:: Excerpted data
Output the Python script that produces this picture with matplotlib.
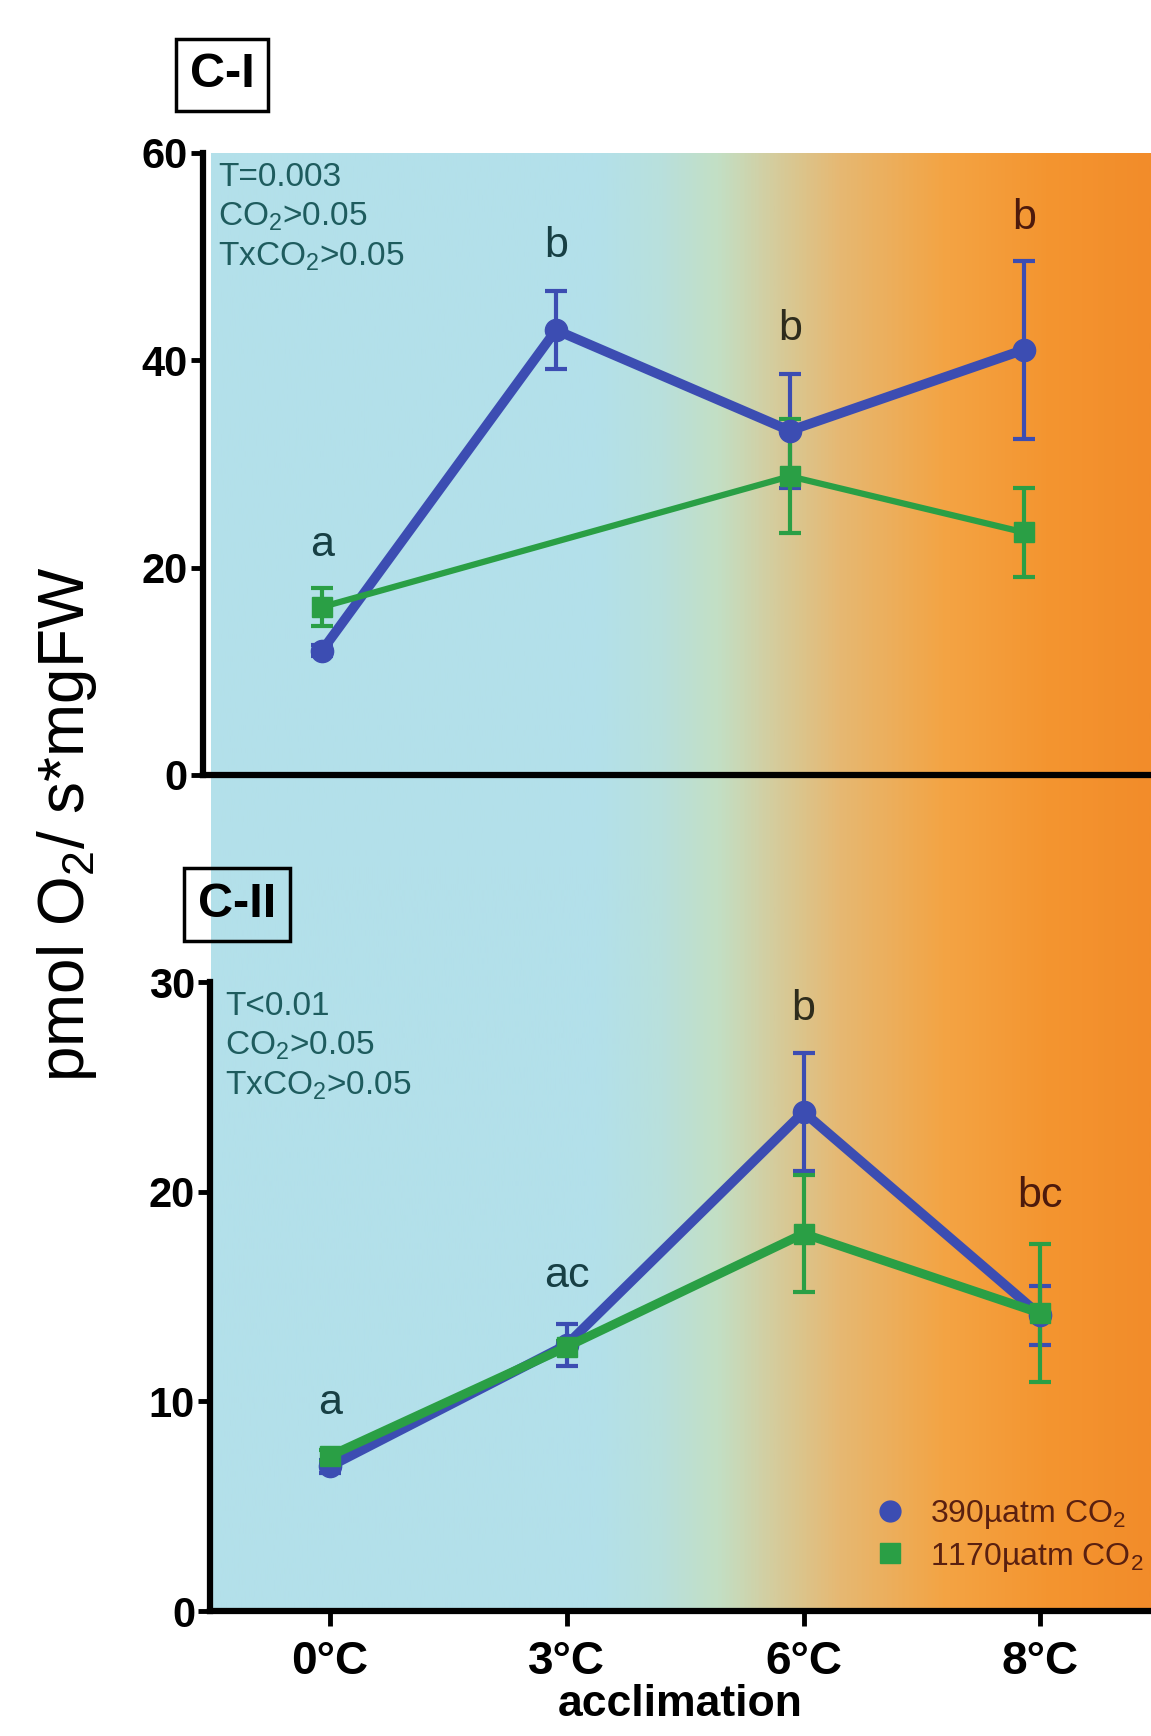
import numpy as np
import matplotlib
matplotlib.use('Agg')
import matplotlib.pyplot as plt
from matplotlib.colors import LinearSegmentedColormap
from matplotlib.lines import Line2D

plt.rcParams['font.family'] = ['Liberation Sans', 'DejaVu Sans']
plt.rcParams['mathtext.default'] = 'regular'

temps = ['0°C', '3°C', '6°C', '8°C']

# C-I
ci_390 = [12.0, 42.9, 33.2, 41.0]
ci_390_err = [0.5, 3.8, 5.5, 8.6]
ci_1170 = [16.2, np.nan, 28.8, 23.4]
ci_1170_err = [1.8, np.nan, 5.5, 4.3]
ci_letters = ['a', 'b', 'b', 'b']
ci_letter_y = [22.2, 51.0, 43.0, 53.7]
ci_stats = ['T=0.003', 'CO$_2$>0.05', 'TxCO$_2$>0.05']

# C-II
cii_390 = [6.9, 12.7, 23.8, 14.1]
cii_390_err = [0.3, 1.0, 2.8, 1.4]
cii_1170 = [7.4, 12.6, 18.0, 14.2]
cii_1170_err = [0.3, 0.3, 2.8, 3.3]
cii_letters = ['a', 'ac', 'b', 'bc']
cii_letter_y = [9.9, 16.0, 28.7, 19.8]
cii_stats = ['T<0.01', 'CO$_2$>0.05', 'TxCO$_2$>0.05']

series_labels = ['390µatm CO$_2$', '1170µatm CO$_2$']

BLUE = '#3c4db2'
GREEN = '#2a9f45'
letter_colors = ['#173f44', '#173f44', '#2e2c1c', '#4d1a0c']

fig = plt.figure(figsize=(11.51, 17.36), dpi=100)

# temperature gradient behind both panels
bg = fig.add_axes([0.183, 0.072, 0.817, 0.84])
grad = LinearSegmentedColormap.from_list('temp', [
    (0.0, '#b3e0ea'), (0.41, '#b3e0ea'), (0.48, '#b9e0dc'), (0.54, '#c3dfc4'),
    (0.60, '#d5cc9c'), (0.67, '#e6b872'), (0.78, '#f3a444'), (0.89, '#f49530'),
    (1.0, '#f28c2a')])
bg.imshow(np.linspace(0, 1, 512)[None, :], cmap=grad, aspect='auto', extent=[0, 1, 0, 1])
bg.axis('off')


def draw_panel(ax, y390, e390, y1170, e1170, letters, letter_y, stats, ymax, lw_green):
    x = np.arange(len(temps))
    ax.patch.set_visible(False)
    ax.errorbar(x, y390, yerr=e390, fmt='-o', color=BLUE, lw=7, ms=16,
                capsize=8, elinewidth=3, capthick=3)
    g = np.array(y1170)
    ok = ~np.isnan(g)
    ax.errorbar(x[ok], g[ok], yerr=np.array(e1170)[ok], fmt='-s', color=GREEN, lw=lw_green,
                ms=15, capsize=8, elinewidth=3, capthick=3)
    for xi, (t, ty, c) in enumerate(zip(letters, letter_y, letter_colors)):
        ax.text(xi, ty, t, ha='center', va='center', fontsize=31, color=c)
    ax.text(0.016, 0.985, '\n'.join(stats), transform=ax.transAxes, ha='left', va='top',
            fontsize=24, color='#1e5c5e', linespacing=1.3)
    ax.set_ylim(0, ymax)
    ax.set_yticks(np.arange(0, ymax + 1, 10 if ymax == 30 else 20))
    for s in ['top', 'right']:
        ax.spines[s].set_visible(False)
    for s in ['left', 'bottom']:
        ax.spines[s].set_linewidth(4.5)
    ax.tick_params(axis='y', length=9, width=3.5, labelsize=30, pad=2)
    for lab in ax.get_yticklabels():
        lab.set_fontweight('bold')


ax1 = fig.add_axes([0.176, 0.5536, 0.824, 0.3584])
draw_panel(ax1, ci_390, ci_390_err, ci_1170, ci_1170_err, ci_letters, ci_letter_y,
           ci_stats, 60, 4.5)
ax1.set_xlim(-0.511, 3.544)
ax1.set_xticks(range(len(temps)))
ax1.tick_params(axis='x', length=0, labelbottom=False)

ax2 = fig.add_axes([0.1827, 0.072, 0.8173, 0.3623])
draw_panel(ax2, cii_390, cii_390_err, cii_1170, cii_1170_err, cii_letters, cii_letter_y,
           cii_stats, 30, 6.5)
ax2.set_xlim(-0.505, 3.467)
ax2.set_xticks(range(len(temps)))
ax2.set_xticklabels(temps, fontsize=33, fontweight='bold')
ax2.tick_params(axis='x', length=11, width=3.5, pad=10)
ax2.set_xlabel('acclimation', fontsize=32, fontweight='bold', labelpad=0)

handles = [Line2D([], [], marker='o', color=BLUE, ls='none', ms=15),
           Line2D([], [], marker='s', color=GREEN, ls='none', ms=15)]
ax2.legend(handles, series_labels, loc='upper left', bbox_to_anchor=(0.675, 0.2),
           frameon=False, fontsize=23, handletextpad=0.25, labelspacing=0.3,
           labelcolor='#5a2010', borderaxespad=0)

box = dict(boxstyle='square,pad=0.28', fc='none', ec='black', lw=2.5)
fig.text(0.193, 0.957, 'C-I', ha='center', va='center', fontsize=35, fontweight='bold',
         bbox=box)
fig.text(0.206, 0.479, 'C-II', ha='center', va='center', fontsize=35, fontweight='bold',
         bbox=box)

fig.text(0.058, 0.525, 'pmol O$_2$/ s*mgFW', rotation=90, ha='center', va='center',
         fontsize=46)

fig.savefig('out.png', dpi=100)
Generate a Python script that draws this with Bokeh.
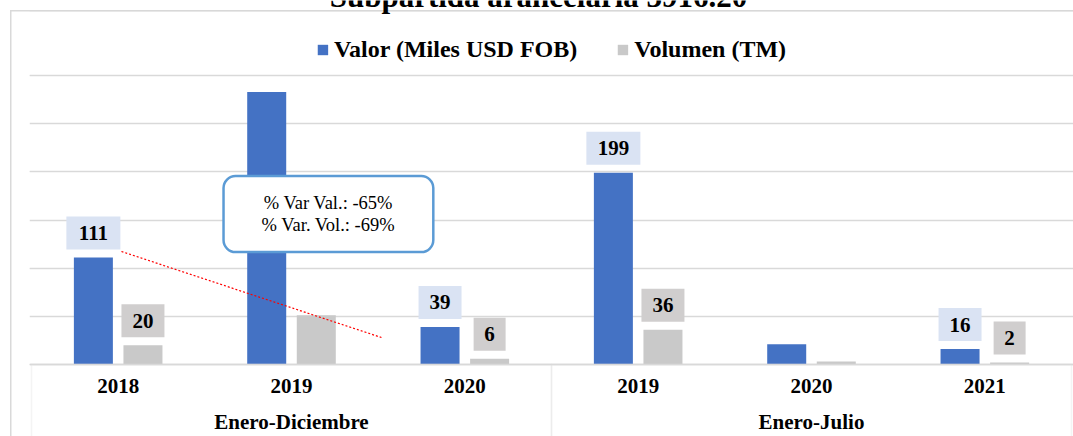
from bokeh.plotting import figure
from bokeh.models import (FactorRange, ColumnDataSource, Label, BoxAnnotation, Legend,
                          LegendItem, FixedTicker, Range1d, Grid)
from bokeh.transform import dodge
from bokeh.core.properties import value
from bokeh.embed import file_html
from bokeh.resources import INLINE

# ---------------- data ----------------
title_text = "Subpartida arancelaria 3916.20"
periods = ["Enero-Diciembre", "Enero-Diciembre", "Enero-Diciembre",
           "Enero-Julio", "Enero-Julio", "Enero-Julio"]
years = ["2018", "2019", "2020", "2019", "2020", "2021"]
valor = [111, 283, 39, 199, 21, 16]
volumen = [20, 51, 6, 36, 3, 2]
valor_shown = [True, False, True, True, False, True]
volumen_shown = [True, False, True, True, False, True]
series_names = ["Valor (Miles USD FOB)", "Volumen (TM)"]
grid_ticks = [0, 50, 100, 150, 200, 250, 300]
callout_lines = ["% Var Val.: -65%", "% Var. Vol.: -69%"]

# ---------------- layout ----------------
W, H = 1073, 436
FRAME_L = 29                      # frame starts here; categories start 2px further
CAT_PAD_PX = 2
BASE_Y = 364                      # pixel row of the value 0
TOP_PX = 289                      # pixels spanned by 0..300
PPU = TOP_PX / grid_ticks[-1]
CAT_PX = (W - FRAME_L - 2 * CAT_PAD_PX) / len(years)
Y_END = BASE_Y / PPU
Y_MIN = -(H - BASE_Y) / PPU

BLUE = "#4472C4"
GRAY = "#C9C9C9"
GRID = "#D9D9D9"
SERIF = "Liberation Serif"
OFF = 0.143
BW = 0.225

factors = list(zip(periods, years))
src = ColumnDataSource(dict(x=factors, valor=valor, volumen=volumen))

p = figure(width=W, height=H,
           x_range=FactorRange(*factors, factor_padding=0, group_padding=0,
                               subgroup_padding=0, range_padding=CAT_PAD_PX / CAT_PX,
                               range_padding_units="absolute"),
           y_range=Range1d(Y_MIN, Y_END),
           y_axis_location=None,
           output_backend="svg", toolbar_location=None,
           min_border_left=FRAME_L, min_border_right=0,
           min_border_top=0, min_border_bottom=0)
p.outline_line_color = None
p.background_fill_color = None
p.border_fill_color = None
p.styles = {
    "background": ("linear-gradient(#D9D9D9, #D9D9D9) 10px 10px / 1.5px 100% no-repeat, "
                   "linear-gradient(#D9D9D9, #D9D9D9) 10px 10px / 100% 1.5px no-repeat, "
                   "#ffffff"),
}
p.xgrid.grid_line_color = None

p.add_layout(Grid(dimension=1, ticker=FixedTicker(ticks=grid_ticks),
                  grid_line_color=GRID, grid_line_width=1.5))

# outer chart border (the part that falls inside the plotting area)
p.add_layout(BoxAnnotation(left=-21 / CAT_PX, right=6.6, top=(BASE_Y - 10.5) / PPU,
                           bottom=Y_MIN - 50, fill_color=None, fill_alpha=0,
                           line_color=GRID, line_width=1.5))
# category boxes below the baseline
for lo, hi in [(0, 3), (3, 6)]:
    p.add_layout(BoxAnnotation(left=lo, right=hi, top=0, bottom=Y_MIN - 50,
                               fill_color=None, fill_alpha=0, line_color=GRID,
                               line_width=1.5))

r1 = p.vbar(x=dodge("x", -OFF, range=p.x_range), top="valor", width=BW, source=src,
            fill_color=BLUE, line_color=None)
r2 = p.vbar(x=dodge("x", OFF, range=p.x_range), top="volumen", width=BW, source=src,
            fill_color=GRAY, line_color=None)

LAB_GAP = 24.5 / PPU


def label_source(vals, shown):
    xs, ys, ts, ws = [], [], [], []
    for f, v, s in zip(factors, vals, shown):
        if s:
            t = str(v)
            xs.append(f)
            ys.append(v + LAB_GAP)
            ts.append(t)
            ws.append(11 * len(t) + 21)
    return ColumnDataSource(dict(x=xs, y=ys, t=ts, w=ws))


for vals, shown, off, col in [(valor, valor_shown, -OFF, "#DAE3F3"),
                              (volumen, volumen_shown, OFF, "#D0CECE")]:
    ls = label_source(vals, shown)
    p.rect(x=dodge("x", off, range=p.x_range), y="y", width="w", height=33,
           width_units="screen", height_units="screen", source=ls,
           fill_color=col, line_color=None)
    p.text(x=dodge("x", off, range=p.x_range), y="y", text="t", source=ls,
           text_align="center", text_baseline="middle",
           text_font=value(SERIF), text_font_style="bold", text_font_size="21px",
           text_color="black")

# red dotted connector
p.segment(x0=[0.519], y0=[117.3], x1=[2.019], y1=[28.0], line_color="red",
          line_dash="2 2", line_width=1.2)

# callout
p.add_layout(Label(x=1.713, y=156.2, text="\n".join(callout_lines),
                   text_font=SERIF, text_font_size="18.5px", text_align="center",
                   text_baseline="middle", text_line_height=1.1, text_color="black",
                   background_fill_color="white", border_line_color="#5B9BD5",
                   border_line_width=2.5, border_radius=12, padding=(38, 17)))

# title (mostly above the visible area, as in the original)
p.add_layout(Label(x=2.925, y=(BASE_Y + 4) / PPU, text=title_text,
                   text_font=SERIF, text_font_style="bold", text_font_size="31px",
                   text_align="center", text_baseline="alphabetic", text_color="black"))

legend = Legend(items=[LegendItem(label=series_names[0], renderers=[r1]),
                       LegendItem(label=series_names[1], renderers=[r2])],
                orientation="horizontal", location="top_center",
                label_text_font=SERIF, label_text_font_style="bold",
                label_text_font_size="24px", label_text_color="black",
                glyph_width=13, glyph_height=13, label_standoff=5, spacing=39,
                padding=0, margin=36, border_line_color=None,
                background_fill_alpha=0)
p.add_layout(legend, "center")

ax = p.xaxis[0]
ax.fixed_location = 0
ax.axis_line_color = GRID
ax.axis_line_width = 1.5
ax.major_tick_line_color = None
ax.minor_tick_line_color = None
ax.major_tick_out = 0
ax.major_tick_in = 0
ax.major_label_standoff = 14
ax.major_label_text_font = SERIF
ax.major_label_text_font_style = "bold"
ax.major_label_text_font_size = "21px"
ax.major_label_text_color = "black"
ax.group_text_font = SERIF
ax.group_text_font_style = "bold"
ax.group_text_font_size = "21px"
ax.group_text_color = "black"
ax.separator_line_color = None

open("out.html", "w").write(file_html(p, INLINE))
::::
_Problem details:_ Among the entries above, take the lines from the one with "Generate a Python" through the one with "from bokeh.resources import INLINE" and retype them exactly, leaving out the pictures.

_Reply to the task:_
Generate a Python script that draws this with Bokeh.
from bokeh.plotting import figure
from bokeh.models import (FactorRange, ColumnDataSource, Label, BoxAnnotation, Legend,
                          LegendItem, FixedTicker, Range1d, Grid)
from bokeh.transform import dodge
from bokeh.core.properties import value
from bokeh.embed import file_html
from bokeh.resources import INLINE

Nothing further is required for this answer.